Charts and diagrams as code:
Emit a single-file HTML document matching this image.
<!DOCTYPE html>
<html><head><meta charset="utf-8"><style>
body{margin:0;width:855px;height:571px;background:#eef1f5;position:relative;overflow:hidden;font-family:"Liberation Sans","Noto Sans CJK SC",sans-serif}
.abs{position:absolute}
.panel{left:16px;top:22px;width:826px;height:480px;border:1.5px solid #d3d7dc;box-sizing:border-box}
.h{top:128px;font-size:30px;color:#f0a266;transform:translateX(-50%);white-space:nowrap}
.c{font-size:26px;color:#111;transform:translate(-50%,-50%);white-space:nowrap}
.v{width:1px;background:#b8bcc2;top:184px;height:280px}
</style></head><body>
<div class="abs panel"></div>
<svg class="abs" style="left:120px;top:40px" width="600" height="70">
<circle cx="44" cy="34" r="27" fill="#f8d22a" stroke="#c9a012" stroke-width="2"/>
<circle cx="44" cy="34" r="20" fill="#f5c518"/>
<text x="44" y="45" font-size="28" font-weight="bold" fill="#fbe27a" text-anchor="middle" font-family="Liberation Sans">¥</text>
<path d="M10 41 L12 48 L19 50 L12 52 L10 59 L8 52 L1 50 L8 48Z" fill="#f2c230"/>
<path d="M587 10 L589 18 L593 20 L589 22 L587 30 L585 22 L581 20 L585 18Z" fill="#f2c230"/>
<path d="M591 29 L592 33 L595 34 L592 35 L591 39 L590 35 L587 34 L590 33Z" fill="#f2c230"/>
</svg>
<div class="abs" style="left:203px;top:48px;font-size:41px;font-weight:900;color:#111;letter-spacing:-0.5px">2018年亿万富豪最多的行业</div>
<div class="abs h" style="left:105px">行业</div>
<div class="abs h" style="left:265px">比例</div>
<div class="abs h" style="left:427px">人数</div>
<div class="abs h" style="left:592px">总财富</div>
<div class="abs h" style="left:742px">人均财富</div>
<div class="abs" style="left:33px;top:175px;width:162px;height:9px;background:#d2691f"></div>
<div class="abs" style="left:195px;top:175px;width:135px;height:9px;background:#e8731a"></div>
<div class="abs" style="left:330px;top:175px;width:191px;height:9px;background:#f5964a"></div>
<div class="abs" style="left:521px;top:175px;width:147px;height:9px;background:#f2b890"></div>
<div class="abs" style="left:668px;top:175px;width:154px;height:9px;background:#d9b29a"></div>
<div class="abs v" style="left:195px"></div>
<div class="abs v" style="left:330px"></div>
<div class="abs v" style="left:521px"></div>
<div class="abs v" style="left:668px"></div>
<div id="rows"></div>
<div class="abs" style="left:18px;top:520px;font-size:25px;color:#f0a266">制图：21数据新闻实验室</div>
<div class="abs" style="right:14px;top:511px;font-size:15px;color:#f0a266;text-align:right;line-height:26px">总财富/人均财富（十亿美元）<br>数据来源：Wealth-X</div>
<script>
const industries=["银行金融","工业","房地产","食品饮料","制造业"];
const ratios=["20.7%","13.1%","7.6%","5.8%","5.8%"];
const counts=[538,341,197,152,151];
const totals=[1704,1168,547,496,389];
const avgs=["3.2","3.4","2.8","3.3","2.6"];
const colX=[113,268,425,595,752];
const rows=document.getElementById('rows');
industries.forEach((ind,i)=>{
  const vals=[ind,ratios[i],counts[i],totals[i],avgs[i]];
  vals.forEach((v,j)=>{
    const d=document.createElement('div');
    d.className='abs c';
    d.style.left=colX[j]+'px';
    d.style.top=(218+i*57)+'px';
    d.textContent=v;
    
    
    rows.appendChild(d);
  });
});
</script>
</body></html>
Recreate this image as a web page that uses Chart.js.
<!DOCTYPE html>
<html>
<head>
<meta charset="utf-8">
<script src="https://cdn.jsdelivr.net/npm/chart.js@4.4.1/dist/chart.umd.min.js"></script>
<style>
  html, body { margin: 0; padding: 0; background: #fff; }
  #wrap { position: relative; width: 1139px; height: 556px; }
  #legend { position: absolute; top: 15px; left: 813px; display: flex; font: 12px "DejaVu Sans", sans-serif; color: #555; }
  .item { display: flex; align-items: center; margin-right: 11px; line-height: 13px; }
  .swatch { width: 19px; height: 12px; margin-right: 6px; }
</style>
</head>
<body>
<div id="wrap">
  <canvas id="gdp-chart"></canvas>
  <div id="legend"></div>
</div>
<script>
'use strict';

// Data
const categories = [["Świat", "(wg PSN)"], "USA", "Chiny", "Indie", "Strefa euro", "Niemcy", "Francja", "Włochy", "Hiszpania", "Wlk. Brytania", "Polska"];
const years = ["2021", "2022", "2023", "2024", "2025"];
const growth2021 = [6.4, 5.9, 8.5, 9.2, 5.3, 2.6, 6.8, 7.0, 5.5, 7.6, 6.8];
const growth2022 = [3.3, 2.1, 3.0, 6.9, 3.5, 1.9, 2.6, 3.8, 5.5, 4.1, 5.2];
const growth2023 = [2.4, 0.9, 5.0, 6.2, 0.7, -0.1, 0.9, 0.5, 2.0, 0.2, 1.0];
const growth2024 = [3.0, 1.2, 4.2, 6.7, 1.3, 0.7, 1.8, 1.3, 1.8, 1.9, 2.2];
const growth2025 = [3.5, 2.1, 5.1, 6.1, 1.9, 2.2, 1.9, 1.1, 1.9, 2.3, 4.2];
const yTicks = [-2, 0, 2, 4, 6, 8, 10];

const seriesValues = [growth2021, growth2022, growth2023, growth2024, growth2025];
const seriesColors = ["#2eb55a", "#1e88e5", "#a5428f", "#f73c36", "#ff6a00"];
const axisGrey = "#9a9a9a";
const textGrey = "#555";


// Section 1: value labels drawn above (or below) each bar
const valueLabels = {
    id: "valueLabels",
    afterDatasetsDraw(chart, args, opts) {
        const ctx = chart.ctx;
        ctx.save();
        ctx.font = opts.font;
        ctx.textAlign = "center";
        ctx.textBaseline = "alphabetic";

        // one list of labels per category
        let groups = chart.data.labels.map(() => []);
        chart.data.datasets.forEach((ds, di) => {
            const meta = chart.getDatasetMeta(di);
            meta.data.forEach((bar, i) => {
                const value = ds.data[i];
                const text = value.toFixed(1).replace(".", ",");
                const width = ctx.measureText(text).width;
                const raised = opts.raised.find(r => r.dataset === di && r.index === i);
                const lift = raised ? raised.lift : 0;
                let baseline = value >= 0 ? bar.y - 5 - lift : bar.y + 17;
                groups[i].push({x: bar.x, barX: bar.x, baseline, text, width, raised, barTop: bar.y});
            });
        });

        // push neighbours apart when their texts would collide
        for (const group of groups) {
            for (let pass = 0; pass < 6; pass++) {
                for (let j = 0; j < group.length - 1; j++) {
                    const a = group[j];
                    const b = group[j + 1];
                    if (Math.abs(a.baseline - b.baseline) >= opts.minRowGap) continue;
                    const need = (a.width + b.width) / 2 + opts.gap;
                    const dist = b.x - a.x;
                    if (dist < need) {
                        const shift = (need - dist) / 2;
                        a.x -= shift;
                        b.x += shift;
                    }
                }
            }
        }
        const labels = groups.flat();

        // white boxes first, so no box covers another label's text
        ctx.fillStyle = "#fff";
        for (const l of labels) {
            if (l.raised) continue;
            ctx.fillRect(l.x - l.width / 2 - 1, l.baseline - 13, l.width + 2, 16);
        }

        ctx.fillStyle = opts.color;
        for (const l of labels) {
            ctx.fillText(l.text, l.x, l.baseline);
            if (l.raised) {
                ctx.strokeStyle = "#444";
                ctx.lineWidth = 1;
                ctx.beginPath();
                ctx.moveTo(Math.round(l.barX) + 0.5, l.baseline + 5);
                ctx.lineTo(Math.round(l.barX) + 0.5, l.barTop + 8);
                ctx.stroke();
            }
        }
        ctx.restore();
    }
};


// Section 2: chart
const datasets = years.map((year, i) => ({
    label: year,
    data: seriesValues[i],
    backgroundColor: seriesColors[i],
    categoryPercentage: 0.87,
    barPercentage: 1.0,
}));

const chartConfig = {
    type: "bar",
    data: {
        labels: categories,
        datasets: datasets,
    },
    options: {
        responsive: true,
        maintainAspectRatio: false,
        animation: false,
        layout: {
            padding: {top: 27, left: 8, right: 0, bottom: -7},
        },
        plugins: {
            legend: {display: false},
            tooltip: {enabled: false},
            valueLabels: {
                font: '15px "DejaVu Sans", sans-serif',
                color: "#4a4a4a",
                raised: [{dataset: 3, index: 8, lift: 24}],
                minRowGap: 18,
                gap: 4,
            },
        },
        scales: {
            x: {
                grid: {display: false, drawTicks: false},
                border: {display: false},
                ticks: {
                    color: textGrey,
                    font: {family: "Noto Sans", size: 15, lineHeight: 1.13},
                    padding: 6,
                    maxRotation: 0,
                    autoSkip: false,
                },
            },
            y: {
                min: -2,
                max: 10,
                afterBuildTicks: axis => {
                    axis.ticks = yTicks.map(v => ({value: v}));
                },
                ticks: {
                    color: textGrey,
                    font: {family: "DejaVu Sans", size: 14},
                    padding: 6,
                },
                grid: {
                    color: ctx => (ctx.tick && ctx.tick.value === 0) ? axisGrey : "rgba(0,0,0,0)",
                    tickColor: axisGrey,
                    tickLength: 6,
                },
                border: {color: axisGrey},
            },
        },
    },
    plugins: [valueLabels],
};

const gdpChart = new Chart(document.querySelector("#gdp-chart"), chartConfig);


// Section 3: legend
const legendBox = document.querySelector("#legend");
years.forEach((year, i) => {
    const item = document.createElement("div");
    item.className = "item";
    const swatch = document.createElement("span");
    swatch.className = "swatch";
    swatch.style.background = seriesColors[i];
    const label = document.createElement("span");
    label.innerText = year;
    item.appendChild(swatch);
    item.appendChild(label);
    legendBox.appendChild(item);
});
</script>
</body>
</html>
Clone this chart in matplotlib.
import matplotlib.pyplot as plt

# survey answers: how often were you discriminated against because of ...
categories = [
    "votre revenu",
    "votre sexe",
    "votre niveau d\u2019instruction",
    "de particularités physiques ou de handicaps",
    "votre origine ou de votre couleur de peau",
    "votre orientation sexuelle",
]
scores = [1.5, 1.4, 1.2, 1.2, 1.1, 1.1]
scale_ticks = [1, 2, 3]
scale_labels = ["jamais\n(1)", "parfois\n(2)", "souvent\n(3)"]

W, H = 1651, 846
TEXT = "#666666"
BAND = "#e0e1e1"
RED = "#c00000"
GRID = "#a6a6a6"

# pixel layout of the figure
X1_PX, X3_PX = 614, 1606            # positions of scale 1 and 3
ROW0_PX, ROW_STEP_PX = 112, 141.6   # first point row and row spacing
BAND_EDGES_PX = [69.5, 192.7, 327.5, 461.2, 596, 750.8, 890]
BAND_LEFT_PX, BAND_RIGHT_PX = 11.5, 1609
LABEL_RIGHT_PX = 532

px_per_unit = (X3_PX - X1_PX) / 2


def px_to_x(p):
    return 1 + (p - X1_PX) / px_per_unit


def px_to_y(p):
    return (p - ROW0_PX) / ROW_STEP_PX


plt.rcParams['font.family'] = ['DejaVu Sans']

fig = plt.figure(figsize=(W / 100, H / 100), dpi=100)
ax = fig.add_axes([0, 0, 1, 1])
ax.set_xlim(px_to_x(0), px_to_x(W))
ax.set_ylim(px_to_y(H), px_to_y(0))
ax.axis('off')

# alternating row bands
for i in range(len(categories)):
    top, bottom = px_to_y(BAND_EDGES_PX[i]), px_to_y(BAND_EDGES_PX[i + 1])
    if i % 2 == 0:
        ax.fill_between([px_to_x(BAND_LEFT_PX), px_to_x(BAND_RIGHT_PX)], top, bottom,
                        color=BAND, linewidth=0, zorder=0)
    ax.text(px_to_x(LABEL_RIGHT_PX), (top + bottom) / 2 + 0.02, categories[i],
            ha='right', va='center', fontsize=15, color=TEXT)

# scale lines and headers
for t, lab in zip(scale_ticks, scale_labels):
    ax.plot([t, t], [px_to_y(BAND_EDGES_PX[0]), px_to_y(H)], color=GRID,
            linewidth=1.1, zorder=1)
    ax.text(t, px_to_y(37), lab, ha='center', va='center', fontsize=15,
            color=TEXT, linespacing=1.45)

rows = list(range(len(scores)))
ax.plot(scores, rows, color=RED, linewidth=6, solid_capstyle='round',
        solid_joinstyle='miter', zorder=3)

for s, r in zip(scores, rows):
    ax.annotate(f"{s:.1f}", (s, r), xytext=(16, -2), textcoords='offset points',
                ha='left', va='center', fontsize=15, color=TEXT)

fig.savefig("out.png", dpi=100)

> _DIRECTIONS FOR THIS TASK_
Which lines contain the word "matplotlib"? Return each of them.

> _SOLUTION TO THIS TASK_
Clone this chart in matplotlib.
import matplotlib.pyplot as plt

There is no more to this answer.